We have systematically studied the magnetic properties of cobalt ferrite, CoFe2O4, nanoparticles in the size range 2-7 nm of diameter with very narrow grain size distributions. Samples were prepared by the thermal decomposition of Fe(acac)3 and Co(acac)2 in the presence of surfactants giving nanoparticles covered by oleic acid. TEM images and XRD difraction patterns confirms that all samples are composed by crystalline nanoparticles with the spinel structure expected for the cobalt ferrite.Magnetic properties have been determined from the temperature dependence of magnetization and magnetization isotherms measurements. The samples exhibit characteristic of a superparamagnetic system showing an increase in the blocking temperatures with the particle size, and evidence small size distribution confirming the TEM measurements. It is observed a size dependence of the ferrimagnetic order of the ferrite by magnetic measurements and Mössbauer spectroscopy. Larger particles have a bulk-type magnetic ordering while the smaller ones have broken the ferrimagnetic order behaving as paramagnetic and/ or superparamagnetic of small clusters, depending on temperature.

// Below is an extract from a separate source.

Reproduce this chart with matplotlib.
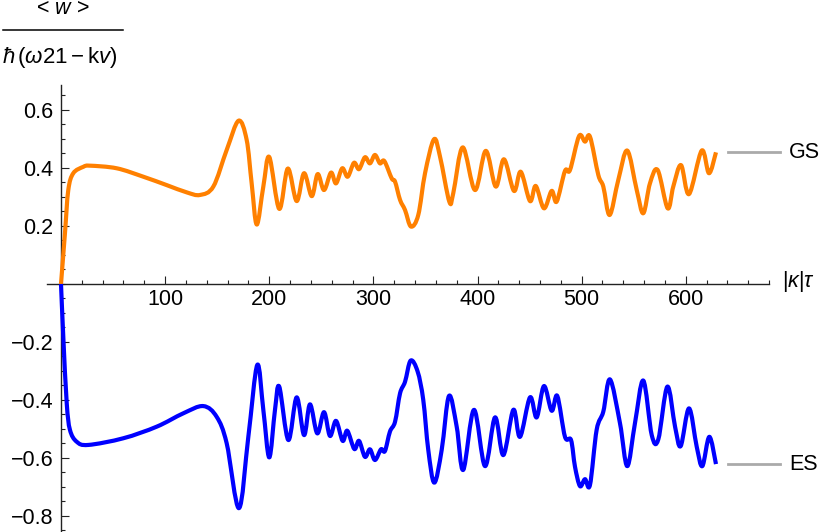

The nanoparticles of 4.5 nm show a mixed behavior indicating that this particle size is the crossover between the system perfectly ordered and the magnetically disorder. In this case the competition between exchange energy (which tends to magnetically ordered magnetic moments) and the surface anisotropy (which tends to cause magnetic disorder) are of the same order. For smaller sizes preponderance making the surface anisotropy (magnetically disordered system), which is clearly observed in in-field Mössbauer spectroscopy, and larger sizes of energy exchange is the dominant (ferrimagnetically ordered system). In-field Mössbauer spectroscopy confirms the ferrimagnetic order and the fact that the Fe ions are preferentially substituted by Co ones in site B.